Para claridad de los lectores debo decir que como fiscal general me opuse a la introducción improvisada de ese sistema en el procedimiento penal colombiano y que, por el contrario, impulsé la aprobación de la ley 600 de 2000 la que, por cierto, le ha permitido a la Corte Suprema adelantar procesos contra congresistas como está demostrado en el escandaloso caso de corrupción de la UNGRD. En ésta se atenuaba el sistema inquisitorio, se introducían elementos de oralidad y el control judicial de las medidas de aseguramiento. Se dijeron cosas que no eran ciertas como que había que separar las funciones de acusación y juzgamiento cuando ya lo estaban desde 1987 durante el gobierno Barco.
Con el nuevo régimen se cometieron todos los errores: trasplantaron mal el procedimiento americano; dejaron dos Ministerios Públicos; le dijeron al país que en cuestión de meses habría sentencias anticipadas y que los procesos penales terminarían en poco tiempo. A pesar de lo que se señaló sobre el fortalecimiento de la investigación científica, la deleznable prueba testimonial es la que se sigue usando en los juicios. Ni que decir del mal uso del principio de oportunidad.

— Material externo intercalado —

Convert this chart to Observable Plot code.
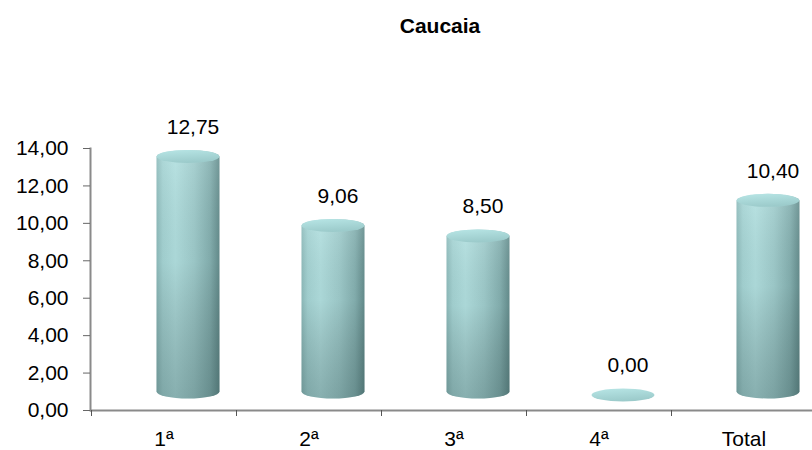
<!DOCTYPE html>
<html>
<head>
<meta charset="utf-8">
<script src="https://cdn.jsdelivr.net/npm/d3@7"></script>
<script src="https://cdn.jsdelivr.net/npm/@observablehq/plot@0.6"></script>
<style>
  html, body { margin: 0; padding: 0; background: #fff; }
  #title {
    width: 812px; height: 50px; box-sizing: border-box;
    padding-left: 68px; text-align: center;
    font: bold 21px "Liberation Sans", Arial, sans-serif;
    line-height: 52px; color: #000;
  }
  #chart svg { display: block; }
</style>
</head>
<body>
<div id="title"></div>
<div id="chart"></div>
<script>
const title = "Caucaia";
const categories = ["1ª", "2ª", "3ª", "4ª", "Total"];
const values = [12.75, 9.06, 8.50, 0.00, 10.40];
const valueLabels = ["12,75", "9,06", "8,50", "0,00", "10,40"];
const yTicks = [0, 2, 4, 6, 8, 10, 12, 14];

const data = categories.map((c, i) => ({cat: c, value: values[i], label: valueLabels[i]}));
document.getElementById("title").textContent = title;

const fmt = d => d.toFixed(2).replace(".", ",");
const barInset = {insetLeft: 65.5, insetRight: 16.5, rx: 31.5};

const svg = Plot.plot({
  width: 812,
  height: 400,
  marginTop: 98,
  marginBottom: 40,
  marginLeft: 90,
  marginRight: 0,
  style: {fontSize: "21px", fontFamily: "'Liberation Sans', Arial, sans-serif", color: "#000", background: "#fff"},
  x: {type: "band", domain: categories, range: [91, 816], padding: 0, label: null},
  y: {domain: [0, 14], label: null},
  marks: [
    Plot.frame({anchor: "left", stroke: "#8a8a8a", strokeWidth: 2}),
    Plot.ruleY([0], {stroke: "#8a8a8a", strokeWidth: 2}),
    Plot.axisY({ticks: yTicks, tickFormat: fmt, tickSize: 7, tickPadding: 15, stroke: "#666", fill: "#000"}),
    Plot.axisX({tickSize: 6, dx: -72.5, tickFormat: () => "", stroke: "#555", label: null}),
    Plot.axisX({tickSize: 0, tickPadding: 21, fill: "#000", label: null}),
    // cylinder bodies
    Plot.barY(data.filter(d => d.value > 0), {x: "cat", y1: 0, y2: "value", dy: -15, insetTop: -6.5, insetBottom: -3.5, ry: 7, ...barInset, fill: "url(#cylBody)"}),
    Plot.barY(data.filter(d => d.value > 0), {x: "cat", y1: 0, y2: "value", dy: -15, insetTop: -6.5, insetBottom: -3.5, ry: 7, ...barInset, fill: "url(#cylShade)"}),
    // top faces
    Plot.barY(data, {x: "cat", y1: "value", y2: "value", dy: -15, insetTop: -6.5, insetBottom: -6.5, ry: 6.5, ...barInset, fill: "url(#cylTop)"}),
    // value labels
    Plot.text(data, {x: "cat", y: "value", text: "label", dx: 29, dy: -45, fill: "#000"})
  ]
});

const defs = d3.select(svg).insert("defs", ":first-child");
const bodyGrad = defs.append("linearGradient").attr("id", "cylBody").attr("x1", 0).attr("x2", 1).attr("y1", 0).attr("y2", 0);
[["0%", "#8fbdbd"], ["10%", "#a6d5d5"], ["30%", "#b2e0e0"], ["60%", "#a0cdcd"], ["85%", "#86b2b2"], ["100%", "#668f8f"]]
  .forEach(([o, c]) => bodyGrad.append("stop").attr("offset", o).attr("stop-color", c));
const shadeGrad = defs.append("linearGradient").attr("id", "cylShade").attr("x1", 0).attr("x2", 0).attr("y1", 0).attr("y2", 1);
shadeGrad.append("stop").attr("offset", "0%").attr("stop-color", "#ffffff").attr("stop-opacity", 0.1);
shadeGrad.append("stop").attr("offset", "45%").attr("stop-color", "#000000").attr("stop-opacity", 0.04);
shadeGrad.append("stop").attr("offset", "100%").attr("stop-color", "#1a3333").attr("stop-opacity", 0.28);
const topGrad = defs.append("linearGradient").attr("id", "cylTop").attr("x1", 0).attr("x2", 0.3).attr("y1", 0).attr("y2", 1);
topGrad.append("stop").attr("offset", "0%").attr("stop-color", "#b8e6e6");
topGrad.append("stop").attr("offset", "100%").attr("stop-color", "#9ccbcb");

document.getElementById("chart").appendChild(svg);
</script>
</body>
</html>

Las cifras sobre el fracaso son suficientemente elocuentes. Hace algunos años, en una entrevista con María Isabel Rueda, afirmé que se había transformando de “acusatorio” en “aplazatorio” y que era una especie de cadáver insepulto. Este caso es una palmaria demostración de la forma como el Congreso, en ocasiones de manera bastante alegre, adopta la política criminal del Estado. Nadie les pide cuentas. No hay responsabilidad política, uno de los elementos que me permiten afirmar, como lo hago en mi libro publicado por esta casa editorial, que estamos frente a una democracia bloqueada.